MPF de Campos vai investigar incineração de corpos em usina
14/05/2012 16:37
O Ministério Público Federal (MPF) de Campos instaurou nesta segunda-feira (14/05) um procedimento investigatório criminal para apurar a incineração de pelo menos 10 corpos na Usina Cambaíba durante a Ditadura Militar, conforme relato do ex-delegado da Policia Civil Cláudio Antonio Guerra, no livro “Memórias de uma guerra suja”. Na portaria que instaura o procedimento, o procurador da República Eduardo Santos de Oliveira pede que sejam expedidos ofícios à Comissão Nacional da Verdade e à Comissão Especial de Mortos Desaparecidos, requisitando informações e documentos relacionados ao caso.
Para o MPF, os agentes públicos que se excederam e cometeram crimes durante a ditadura agiram como representantes de todo Estado, e não apenas de seu segmento militar. Por isso, eventuais crimes cometidos submetem-se à jurisdição federal, havendo atribuição do MPF.
"Em um regime de exceção, pouco se pode conhecer dos procedimentos adotados para manutenção do poder. Somente com a abertura ao diálogo e à manifestação pública, podemos reaver o contato com o que nos foi negado, e buscar a verdade sobre fatos quase perdidos em um tempo de restrição às liberdades", disse o procurador Eduardo Santos, que integra o Grupo de Trabalho (GT) "Justiça de Transição". O GT, formado por procuradores da República, tem como objetivo promover a investigação e persecução penal das graves violações de direitos humanos cometidas durante a Ditadura Militar no Brasil.
A investigação do MPF está alinhada também à sentença da Corte Interamericana de Direitos Humanos, que condenou o Brasil por violações de direitos previstos na Convenção Americana de Direitos Humanos nos vários episódios sucedidos no contexto da “Guerrilha do Araguaia”.
A sentença estabeleceu a obrigação do país de investigar quem são os autores materiais e intelectuais do desaparecimento forçado das vítimas, em razão do caráter permanente desses crimes, não aplicando a Lei de Anistia em benefício dos agentes de crime, nem prescrição ou qualquer outra excludente de ilicitude para eximir-se de investigar.

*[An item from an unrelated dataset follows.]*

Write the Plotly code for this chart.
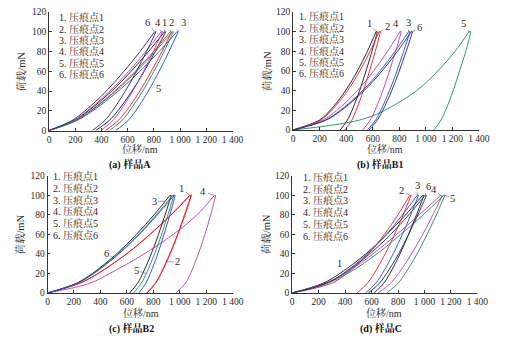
import numpy as np
import plotly.graph_objects as go

W, H = 514, 341

# ---------------- data ----------------
LOAD_LEVELS = [0, 10, 20, 40, 60, 80, 100]          # mN, loading branch
UNLOAD_LEVELS = [100, 100, 80, 60, 40, 20, 10, 0]   # mN, hold end + unloading branch

POINT_NAMES = ["1. 压痕点1", "2. 压痕点2", "3. 压痕点3", "4. 压痕点4", "5. 压痕点5", "6. 压痕点6"]
CURVE_LABELS = ["1", "2", "3", "4", "5", "6"]
PANEL_CAPTIONS = ["(a) 样品A", "(b) 样品B1", "(c) 样品B2", "(d) 样品C"]
X_TITLE = "位移/nm"
Y_TITLE = "荷载/mN"
X_TICK_VALUES = [0, 200, 400, 600, 800, 1000, 1200, 1400]
X_TICK_TEXT = ["0", "200", "400", "600", "800", "1 000", "1 200", "1 400"]
Y_TICK_VALUES = [0, 20, 40, 60, 80, 100, 120]

# displacement (nm) at LOAD_LEVELS
A_LOADING = [
    [0, 189, 301, 478, 626, 759, 880],
    [0, 199, 316, 502, 658, 797, 925],
    [0, 210, 333, 529, 693, 840, 975],
    [0, 184, 292, 464, 608, 737, 855],
    [0, 202, 321, 510, 668, 810, 940],
    [0, 173, 275, 437, 572, 694, 805],
]
# displacement (nm) at UNLOAD_LEVELS (first value = end of hold)
A_UNLOADING = [
    [890, 890, 811, 726, 633, 525, 458, 355],
    [935, 935, 861, 780, 693, 590, 527, 430],
    [985, 985, 915, 840, 757, 661, 602, 510],
    [865, 865, 796, 721, 639, 544, 486, 395],
    [950, 950, 878, 800, 715, 615, 555, 460],
    [815, 815, 744, 667, 582, 484, 424, 330],
]

B1_LOADING = [
    [0, 198, 279, 395, 484, 559, 625],
    [0, 205, 290, 410, 502, 579, 648],
    [0, 242, 356, 523, 655, 768, 870],
    [0, 224, 329, 484, 606, 711, 805],
    [0, 500, 690, 930, 1090, 1220, 1325],
    [0, 247, 364, 535, 670, 786, 890],
]
B1_UNLOADING = [
    [635, 635, 594, 549, 501, 444, 409, 355],
    [658, 658, 619, 576, 529, 475, 442, 390],
    [880, 880, 833, 782, 726, 661, 622, 560],
    [815, 815, 772, 726, 676, 617, 581, 525],
    [1340, 1340, 1301, 1254, 1206, 1149, 1114, 1060],
    [900, 900, 852, 800, 743, 676, 635, 572],
]

B2_LOADING = [
    [0, 243, 381, 596, 773, 932, 1075],
    [0, 244, 382, 598, 776, 935, 1078],
    [0, 219, 339, 522, 672, 805, 925],
    [0, 320, 470, 730, 950, 1130, 1262],
    [0, 224, 346, 533, 687, 822, 945],
    [0, 226, 350, 539, 694, 831, 955],
]
B2_UNLOADING = [
    [1085, 1085, 1036, 983, 924, 856, 815, 750],
    [1088, 1088, 1039, 986, 927, 859, 818, 752],
    [935, 935, 889, 839, 784, 720, 681, 620],
    [1272, 1272, 1233, 1190, 1140, 1081, 1042, 970],
    [955, 955, 910, 862, 809, 747, 709, 650],
    [965, 965, 925, 881, 833, 777, 743, 690],
]

C_LOADING = [
    [0, 233, 361, 556, 716, 857, 985],
    [0, 297, 413, 575, 697, 799, 889],
    [0, 263, 387, 568, 712, 834, 945],
    [0, 250, 400, 610, 790, 960, 1122],
    [0, 260, 420, 640, 820, 990, 1145],
    [0, 259, 390, 586, 745, 881, 1005],
]
C_UNLOADING = [
    [995, 995, 940, 880, 815, 739, 692, 620],
    [899, 899, 839, 774, 703, 620, 569, 490],
    [955, 955, 896, 833, 763, 682, 632, 555],
    [1135, 1135, 1064, 987, 902, 804, 744, 650],
    [1155, 1155, 1090, 1020, 944, 854, 800, 715],
    [1015, 1015, 950, 880, 804, 714, 660, 575],
]

PANEL_LOADING = [A_LOADING, B1_LOADING, B2_LOADING, C_LOADING]
PANEL_UNLOADING = [A_UNLOADING, B1_UNLOADING, B2_UNLOADING, C_UNLOADING]

# ---------------- styles / layout ----------------
BLACK, RED, BLUE, MAGENTA, GREEN, NAVY = "#151515", "#e3202a", "#2a46c8", "#b240b4", "#23875a", "#24265e"
PANEL_COLORS = [
    [BLACK, RED, BLUE, MAGENTA, GREEN, NAVY],
    [BLACK, RED, BLUE, MAGENTA, GREEN, NAVY],
    [RED, RED, BLACK, MAGENTA, GREEN, BLUE],
    [BLACK, RED, BLUE, MAGENTA, GREEN, NAVY],
]

# plot areas in pixels: (x_left, x_right, y_top, y_bottom)
PANEL_BOXES = [
    (48.3, 236.5, 7.3, 129.3),
    (298.7, 489.3, 7.3, 128.7),
    (46.7, 236.7, 176.0, 296.7),
    (297.7, 487.7, 176.0, 296.7),
]
# curve labels: (curve index, branch, load level, dx px, dy px)
LABEL_SPECS = [
    [(5, "load", 100, -7, -9), (3, "load", 100, -3, -9), (0, "load", 100, 0, -9),
     (1, "load", 100, 1, -9), (2, "unload", 100, 5, -9), (4, "unload", 50, 10, 7)],
    [(0, "load", 100, -7, -8), (1, "unload", 100, 7, -5), (3, "load", 100, -4, -8),
     (2, "load", 100, 0, -9), (5, "unload", 100, 7, -4), (4, "load", 100, -5, -8)],
    [(0, "load", 100, -8, -7), (3, "load", 100, -11, -4), (2, "load", 94, -11, 0),
     (5, "load", 36, -7, -4), (4, "unload", 20, -10, -3), (1, "unload", 32, 11, 0)],
    [(1, "load", 100, -8, -5), (2, "load", 100, 0, -10), (5, "load", 100, 3, -9),
     (3, "load", 100, -7, -6), (4, "unload", 100, 8, 3), (0, "load", 23, -4, -7)],
]
LEGEND_POS = [(56, 12.7, 11.7), (303, 11.5, 11.8), (50, 176.5, 12.0), (307, 176.8, 12.3)]
Y_TITLE_POS = [(20, 68.3), (272, 68.0), (18.5, 236.5), (270.5, 236.5)]
X_TITLE_POS = [(141.7, 148.5), (393, 148.5), (142.7, 317.5), (392, 317.5)]
CAPTION_POS = [(131.7, 164.5), (387.7, 164.5), (133.3, 333.2), (388.7, 333.5)]

SERIF = "Liberation Serif, 'Noto Serif CJK SC', 'Noto Sans CJK SC', serif"
TEXT_COLOR = "#2a2a2a"


def px(x):
    return x / W


def py(y):
    return 1 - y / H


fig = go.Figure()
annotations = []
layout_axes = {}

for p in range(4):
    xl, xr, yt, yb = PANEL_BOXES[p]
    suffix = "" if p == 0 else str(p + 1)
    xa, ya = "x" + suffix, "y" + suffix
    layout_axes["xaxis" + suffix] = dict(
        domain=[px(xl), px(xr)], anchor=ya, range=[0, 1400],
        tickvals=X_TICK_VALUES, ticktext=X_TICK_TEXT,
        ticks="inside", ticklen=3, tickwidth=0.8, tickcolor="#333",
        showline=True, linecolor="#333", linewidth=0.9, showgrid=False, zeroline=False,
        tickfont=dict(family=SERIF, size=9.5, color=TEXT_COLOR),
    )
    layout_axes["yaxis" + suffix] = dict(
        domain=[py(yb), py(yt)], anchor=xa, range=[0, 120],
        tickvals=Y_TICK_VALUES,
        ticks="inside", ticklen=3, tickwidth=0.8, tickcolor="#333",
        showline=True, linecolor="#333", linewidth=0.9, showgrid=False, zeroline=False,
        tickfont=dict(family=SERIF, size=9.5, color=TEXT_COLOR),
    )

    loading = PANEL_LOADING[p]
    unloading = PANEL_UNLOADING[p]
    colors = PANEL_COLORS[p]
    for c in range(6):
        col = colors[c]
        lw = 0.9
        # loading branch
        fig.add_trace(go.Scatter(
            x=loading[c], y=LOAD_LEVELS, mode="lines", xaxis=xa, yaxis=ya,
            line=dict(color=col, width=lw, shape="spline", smoothing=1.0),
            showlegend=False, hoverinfo="skip"))
        # hold segment
        fig.add_trace(go.Scatter(
            x=[loading[c][-1], unloading[c][0]], y=[LOAD_LEVELS[-1], UNLOAD_LEVELS[0]],
            mode="lines", xaxis=xa, yaxis=ya, line=dict(color=col, width=lw),
            showlegend=False, hoverinfo="skip"))
        # unloading branch
        fig.add_trace(go.Scatter(
            x=unloading[c][1:], y=UNLOAD_LEVELS[1:], mode="lines", xaxis=xa, yaxis=ya,
            line=dict(color=col, width=lw, shape="spline", smoothing=1.0),
            showlegend=False, hoverinfo="skip"))

    # curve number labels
    for (c, branch, load, dx, dy) in LABEL_SPECS[p]:
        if branch == "load":
            hx = float(np.interp(load, LOAD_LEVELS, loading[c]))
        else:
            lv = UNLOAD_LEVELS[1:][::-1]
            hv = unloading[c][1:][::-1]
            hx = float(np.interp(load, lv, hv))
            if load >= 100:
                hx = unloading[c][0]
        annotations.append(dict(
            x=hx, y=load, xref=xa, yref=ya, text=CURVE_LABELS[c],
            showarrow=True, arrowhead=0, arrowwidth=0.6, arrowcolor="#555",
            ax=dx, ay=dy, standoff=0,
            font=dict(family=SERIF, size=10.5, color=TEXT_COLOR)))

    # legend-like text block
    lx, ly0, ldy = LEGEND_POS[p]
    for i, name in enumerate(POINT_NAMES):
        annotations.append(dict(
            x=px(lx), y=py(ly0 + i * ldy), xref="paper", yref="paper",
            text=name, showarrow=False, xanchor="left", yanchor="middle",
            font=dict(family=SERIF, size=10, color=TEXT_COLOR)))

    # axis titles and caption
    tx, ty = Y_TITLE_POS[p]
    annotations.append(dict(x=px(tx), y=py(ty), xref="paper", yref="paper", text=Y_TITLE,
                            showarrow=False, textangle=-90, xanchor="center", yanchor="middle",
                            font=dict(family=SERIF, size=10.5, color=TEXT_COLOR)))
    tx, ty = X_TITLE_POS[p]
    annotations.append(dict(x=px(tx), y=py(ty), xref="paper", yref="paper", text=X_TITLE,
                            showarrow=False, xanchor="center", yanchor="middle",
                            font=dict(family=SERIF, size=10, color=TEXT_COLOR)))
    tx, ty = CAPTION_POS[p]
    annotations.append(dict(x=px(tx), y=py(ty), xref="paper", yref="paper",
                            text="<b>" + PANEL_CAPTIONS[p] + "</b>",
                            showarrow=False, xanchor="center", yanchor="middle",
                            font=dict(family=SERIF, size=10, color="#111")))

fig.update_layout(
    width=W, height=H, margin=dict(l=0, r=0, t=0, b=0),
    paper_bgcolor="white", plot_bgcolor="white",
    showlegend=False, annotations=annotations, **layout_axes)

fig.write_html("out.html")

AUTOR DO LIVRO AFIRMA QUE A DISCUSSÃO ESTÁ APENAS NO INÍCIO
O jornalista Rogério Medeiros, um dos autores do livro ‘Memórias de uma Guerra Suja’, que traz relatos sobres às atrocidades praticadas nos anos 70 e 80 contra militantes de esquerda durante o regime militar, concedeu uma entrevista por telefone no dia 04/05 ao jornalista Carlos Alfredo no programa Band Notícias. Para Medeiros, este é o momento para se abrir uma discussão sobre o tema, pois, segundo ele, “ainda existe muitas coisas escondidas e crimes que ninguém sabe”.
“Eu acho que o Cláudio Guerra tem que pagar pelos crimes que cometeu. No livro, ele fala na primeira pessoa... Como ele matou, como fez, enfim, foi ele que apontou a Usina Cambahyba como o local de cremação de corpos de militantes políticos e destacou a estreita relação destes militares com esta usina. Havia muitos conflitos naquela região e houve uma contrapartida que não entrou no livro, que inclusive, a filha do dono da Usina talvez não tenha conhecimento. Pessoas da família dela foram assassinadas e muita gente que o Cláudio Guerra assassinou em favor da família dela”, afirmou.
Sobre a reação do ex-delegado ao retornar a Usina Cambahyba, Medeiros foi enfático ao descrever a frieza do torturador. “Estamos falando de um homem que assassinou pessoas durante 40 anos, não estamos lidando com um santo, ele foi um profissional da morte e o livro o trata assim. Quando resolvemos fazer o livro com ele, nós já tínhamos este conceito. Ele nos disse que era mais fácil queimar os corpos do que desaparecer com eles”, conta, destacando que seu objetivo foi dar início a um debate muito mais amplo sobre a questão.
“Nosso objetivo foi abrir a discussão e novos fatos serão revelados a partir de agora”, explica.